· 2 min read

Truffle Quesadilla

Quesadilla with truffle; upscale fusion.

🇲🇽 Mexico · Family: La Quesadilla · Region: USA


A truffle quesadilla takes the plainest possible griddle food and routes it through a fine-dining pantry, and it lives or dies on whether those two registers actually meet in the middle. At its core it is still a tortilla folded over melted cheese, but the cheese is usually a blend chosen for pull and richness rather than the workmanlike Oaxaca of a street stand, and somewhere in the fold goes truffle: shaved fresh when a kitchen is being serious about it, or carried by truffle oil or a truffle-spiked cream when it is not. The pairing makes a kind of sense because truffle's savory, almost garlicky funk wants a fatty, mild carrier, and warm cheese on toasted masa is exactly that. The risk is equally obvious. Truffle is loud and one-note when overdone, and a quesadilla gives it nothing to argue with, so the dish can tip from luxurious to perfumed and flat in the space of a few drops.

The tortilla and the cook still decide most of it.

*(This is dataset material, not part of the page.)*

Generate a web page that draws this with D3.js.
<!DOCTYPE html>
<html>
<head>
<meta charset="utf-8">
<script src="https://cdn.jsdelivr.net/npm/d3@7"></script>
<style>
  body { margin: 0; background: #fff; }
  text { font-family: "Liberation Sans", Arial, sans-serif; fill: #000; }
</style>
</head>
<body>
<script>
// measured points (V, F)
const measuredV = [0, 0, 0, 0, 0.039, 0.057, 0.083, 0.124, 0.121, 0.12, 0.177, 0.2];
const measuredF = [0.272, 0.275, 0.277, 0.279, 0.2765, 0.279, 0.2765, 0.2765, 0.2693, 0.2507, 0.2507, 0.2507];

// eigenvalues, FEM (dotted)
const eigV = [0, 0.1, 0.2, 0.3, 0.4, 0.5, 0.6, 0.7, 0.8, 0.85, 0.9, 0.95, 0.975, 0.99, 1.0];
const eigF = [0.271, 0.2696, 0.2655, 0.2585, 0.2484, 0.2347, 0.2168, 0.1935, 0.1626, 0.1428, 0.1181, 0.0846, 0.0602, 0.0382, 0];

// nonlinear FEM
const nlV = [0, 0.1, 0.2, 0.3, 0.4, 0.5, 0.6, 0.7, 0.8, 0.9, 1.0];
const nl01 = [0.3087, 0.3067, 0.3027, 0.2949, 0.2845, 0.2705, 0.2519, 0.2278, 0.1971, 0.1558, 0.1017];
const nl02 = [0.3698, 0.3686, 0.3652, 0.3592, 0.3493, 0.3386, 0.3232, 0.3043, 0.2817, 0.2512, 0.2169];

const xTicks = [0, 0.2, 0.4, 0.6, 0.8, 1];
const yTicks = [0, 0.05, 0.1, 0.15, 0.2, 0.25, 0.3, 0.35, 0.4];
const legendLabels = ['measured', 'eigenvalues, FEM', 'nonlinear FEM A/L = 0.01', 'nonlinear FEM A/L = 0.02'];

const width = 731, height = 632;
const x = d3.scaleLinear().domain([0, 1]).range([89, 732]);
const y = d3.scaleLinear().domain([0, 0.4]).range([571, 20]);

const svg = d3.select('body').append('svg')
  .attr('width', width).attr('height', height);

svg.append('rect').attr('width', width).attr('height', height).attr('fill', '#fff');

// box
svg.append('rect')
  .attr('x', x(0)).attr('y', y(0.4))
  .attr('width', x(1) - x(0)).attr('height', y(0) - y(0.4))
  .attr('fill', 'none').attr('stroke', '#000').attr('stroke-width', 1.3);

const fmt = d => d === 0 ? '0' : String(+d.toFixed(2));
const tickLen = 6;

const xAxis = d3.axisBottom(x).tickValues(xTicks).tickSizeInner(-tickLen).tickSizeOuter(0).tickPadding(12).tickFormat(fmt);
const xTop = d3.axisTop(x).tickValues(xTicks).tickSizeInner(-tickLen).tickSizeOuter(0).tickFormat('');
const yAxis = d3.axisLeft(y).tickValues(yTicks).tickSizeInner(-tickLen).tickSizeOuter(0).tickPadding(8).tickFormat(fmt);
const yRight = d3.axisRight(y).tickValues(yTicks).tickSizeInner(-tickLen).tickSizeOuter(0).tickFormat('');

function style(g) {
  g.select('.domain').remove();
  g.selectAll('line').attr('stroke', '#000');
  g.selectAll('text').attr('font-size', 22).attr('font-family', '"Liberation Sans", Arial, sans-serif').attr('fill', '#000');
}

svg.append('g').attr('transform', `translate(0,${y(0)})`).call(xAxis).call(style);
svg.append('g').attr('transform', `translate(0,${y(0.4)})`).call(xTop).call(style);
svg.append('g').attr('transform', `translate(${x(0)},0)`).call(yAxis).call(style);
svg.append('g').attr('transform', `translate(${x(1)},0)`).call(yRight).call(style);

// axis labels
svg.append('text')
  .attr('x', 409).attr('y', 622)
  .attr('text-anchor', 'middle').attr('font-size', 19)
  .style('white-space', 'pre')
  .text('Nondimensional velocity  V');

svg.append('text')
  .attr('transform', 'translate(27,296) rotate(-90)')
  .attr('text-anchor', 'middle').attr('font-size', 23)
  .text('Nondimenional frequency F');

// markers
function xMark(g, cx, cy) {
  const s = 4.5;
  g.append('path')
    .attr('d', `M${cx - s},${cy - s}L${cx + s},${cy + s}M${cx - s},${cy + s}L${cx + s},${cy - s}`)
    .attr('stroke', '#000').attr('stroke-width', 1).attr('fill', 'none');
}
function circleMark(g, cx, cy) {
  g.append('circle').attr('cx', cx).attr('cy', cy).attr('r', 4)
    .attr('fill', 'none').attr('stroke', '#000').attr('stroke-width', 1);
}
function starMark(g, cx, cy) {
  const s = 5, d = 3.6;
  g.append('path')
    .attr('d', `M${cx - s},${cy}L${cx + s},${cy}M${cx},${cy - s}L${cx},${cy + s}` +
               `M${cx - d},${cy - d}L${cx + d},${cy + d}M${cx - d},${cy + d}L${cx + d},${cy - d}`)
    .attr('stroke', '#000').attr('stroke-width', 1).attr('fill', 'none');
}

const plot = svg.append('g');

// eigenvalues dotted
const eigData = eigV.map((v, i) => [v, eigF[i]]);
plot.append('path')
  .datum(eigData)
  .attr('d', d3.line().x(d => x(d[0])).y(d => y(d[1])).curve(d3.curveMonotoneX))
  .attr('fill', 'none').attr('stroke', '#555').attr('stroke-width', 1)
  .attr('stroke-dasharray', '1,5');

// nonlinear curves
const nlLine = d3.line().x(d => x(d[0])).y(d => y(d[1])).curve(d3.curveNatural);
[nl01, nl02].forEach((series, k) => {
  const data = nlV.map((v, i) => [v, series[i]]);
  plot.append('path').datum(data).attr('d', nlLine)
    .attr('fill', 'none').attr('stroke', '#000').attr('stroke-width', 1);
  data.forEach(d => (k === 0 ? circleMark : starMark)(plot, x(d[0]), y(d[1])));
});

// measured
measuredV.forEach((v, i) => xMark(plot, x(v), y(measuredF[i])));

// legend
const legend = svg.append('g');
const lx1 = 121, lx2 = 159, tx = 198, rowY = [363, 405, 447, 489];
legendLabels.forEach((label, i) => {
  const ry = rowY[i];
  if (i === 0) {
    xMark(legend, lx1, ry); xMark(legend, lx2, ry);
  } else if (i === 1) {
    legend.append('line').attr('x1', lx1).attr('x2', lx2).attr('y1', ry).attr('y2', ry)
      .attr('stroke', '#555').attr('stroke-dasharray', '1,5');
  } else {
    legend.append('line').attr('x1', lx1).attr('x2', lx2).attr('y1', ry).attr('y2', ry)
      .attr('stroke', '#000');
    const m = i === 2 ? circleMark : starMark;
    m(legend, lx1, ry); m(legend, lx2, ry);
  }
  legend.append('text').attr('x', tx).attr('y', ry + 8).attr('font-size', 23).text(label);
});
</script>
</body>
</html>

The better versions use a fresh corn or flour tortilla griddled in a little fat until it blisters and goes nutty, the cheese taken just to the point of stretch, the truffle introduced off the heat or in the last moments so its aroma survives instead of cooking out into something dull. A comal run dry and slow gives crisp edges and a pliable center; rushed over high heat it scorches outside while the cheese inside stays sullen and unmelted. Good ones treat the truffle as a seasoning that supports the cheese rather than a topping that buries it, often with a little salt and a crack of pepper to keep the richness from going slack. The sloppy version leans entirely on synthetic truffle oil, lays it on heavy, and serves a greasy, one-dimensional thing whose only message is the oil. Balance is everything here, because there is no acid, no heat, and no crunch built in to rescue an overdressed fold.

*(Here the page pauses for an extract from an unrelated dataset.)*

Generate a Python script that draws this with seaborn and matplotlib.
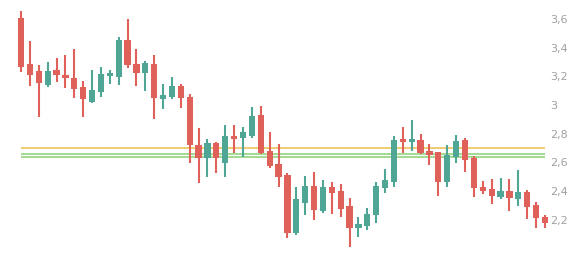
import numpy as np
import pandas as pd
import matplotlib
matplotlib.use("Agg")
import matplotlib.pyplot as plt
import seaborn as sns

opens  = [3.606, 3.286, 3.237, 3.139, 3.244, 3.209, 3.188, 3.125, 3.021, 3.091,
          3.202, 3.195, 3.453, 3.286, 3.223, 3.286, 3.042, 3.056, 3.132, 3.056,
          2.721, 2.631, 2.735, 2.596, 2.784, 2.770, 2.784, 2.930, 2.679, 2.589,
          2.512, 2.108, 2.317, 2.436, 2.261, 2.429, 2.401, 2.296, 2.143, 2.157,
          2.233, 2.422, 2.463, 2.763, 2.742, 2.756, 2.679, 2.673, 2.463, 2.638,
          2.756, 2.631, 2.429, 2.415, 2.359, 2.401, 2.345, 2.394, 2.303, 2.220]
highs  = [3.655, 3.446, 3.279, 3.300, 3.328, 3.348, 3.390, 3.167, 3.244, 3.265,
          3.244, 3.474, 3.599, 3.390, 3.307, 3.348, 3.146, 3.195, 3.146, 3.077,
          2.840, 2.763, 2.742, 2.861, 2.861, 2.847, 2.986, 2.993, 2.812, 2.728,
          2.526, 2.429, 2.505, 2.533, 2.477, 2.463, 2.449, 2.352, 2.220, 2.282,
          2.463, 2.554, 2.784, 2.847, 2.895, 2.798, 2.728, 2.673, 2.721, 2.791,
          2.770, 2.645, 2.470, 2.484, 2.491, 2.484, 2.547, 2.408, 2.324, 2.233]
lows   = [3.230, 3.132, 2.916, 3.125, 3.160, 3.118, 3.049, 2.916, 3.014, 3.056,
          3.146, 3.139, 3.258, 3.132, 3.098, 2.902, 2.972, 3.042, 2.979, 2.596,
          2.456, 2.498, 2.526, 2.498, 2.666, 2.638, 2.770, 2.659, 2.561, 2.429,
          2.073, 2.094, 2.233, 2.199, 2.247, 2.240, 2.220, 2.010, 2.080, 2.129,
          2.178, 2.387, 2.429, 2.666, 2.679, 2.659, 2.582, 2.366, 2.429, 2.596,
          2.533, 2.359, 2.380, 2.310, 2.345, 2.261, 2.296, 2.206, 2.143, 2.143]
closes = [3.265, 3.209, 3.153, 3.237, 3.209, 3.188, 3.111, 3.042, 3.104, 3.216,
          3.223, 3.453, 3.279, 3.223, 3.293, 3.049, 3.070, 3.132, 3.049, 2.721,
          2.631, 2.735, 2.631, 2.784, 2.763, 2.812, 2.923, 2.666, 2.575, 2.498,
          2.108, 2.345, 2.436, 2.268, 2.429, 2.387, 2.275, 2.143, 2.171, 2.240,
          2.436, 2.477, 2.756, 2.742, 2.763, 2.666, 2.652, 2.463, 2.652, 2.749,
          2.617, 2.422, 2.401, 2.366, 2.401, 2.352, 2.394, 2.289, 2.213, 2.178]
levels = [2.700, 2.656, 2.638]
level_colors = ["#eec35a", "#92d47e", "#92d47e"]
ytick_values = [2.2, 2.4, 2.6, 2.8, 3.0, 3.2, 3.4, 3.6]
ytick_labels = ["2,2", "2,4", "2,6", "2,8", "3", "3,2", "3,4", "3,6"]

df = pd.DataFrame({"open": opens, "high": highs, "low": lows, "close": closes})
df["idx"] = np.arange(len(df))
df["up"] = df["close"] >= df["open"]
UP, DOWN = "#4fa694", "#e0605a"
df["color"] = np.where(df["up"], UP, DOWN)
df["lo_body"] = df[["open", "close"]].min(axis=1)
df["hi_body"] = df[["open", "close"]].max(axis=1)

sns.set_theme(style="white")
fig = plt.figure(figsize=(5.84, 2.58), dpi=100)
ax = fig.add_axes([0, 0, 549 / 584, 1])

px = 8.88
ax.set_xlim(-21 / px, (549 - 21) / px)
ax.set_ylim(1.934, 3.732)

for y, c in zip(levels, level_colors):
    ax.hlines(y, 0, len(df) - 1, color=c, lw=1.2, zorder=1)

ax.vlines(df["idx"], df["low"], df["high"], colors=df["color"], lw=1.5, zorder=2)
ax.bar(df["idx"], df["hi_body"] - df["lo_body"], bottom=df["lo_body"],
       width=0.7, color=df["color"], linewidth=0, zorder=3)

sns.despine(ax=ax, left=True, bottom=True, right=True, top=True)
ax.set_xticks([])
ax.yaxis.tick_right()
ax.set_yticks(ytick_values)
ax.set_yticklabels(ytick_labels)
ax.tick_params(axis="y", length=0, pad=1, labelsize=8, labelcolor="#a0a0a0")
ax.grid(False)
ax.set_facecolor("white")

fig.savefig("out.png", dpi=100, facecolor="white")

Variations cluster around what gets folded in alongside the truffle: wild or cultivated mushrooms to echo and ground the flavor, huitlacoche for an earthier, more distinctly Mexican read, shredded short rib or chicken for heft, a swipe of crema or a sharp salsa on the side to cut the fat. Some kitchens keep it austere, cheese and shaved truffle and nothing else, trusting the two ingredients; others build it into a full plated course with garnishes and a dressed side. The common thread is the gap it tries to bridge, a humble griddle staple reaching for a luxury ingredient, and how easily that gap shows when the cook gets the proportion wrong. That whole category of fusion and taco de autor cooking, where Mexican technique meets imported luxury, deserves its own article rather than being crowded in here.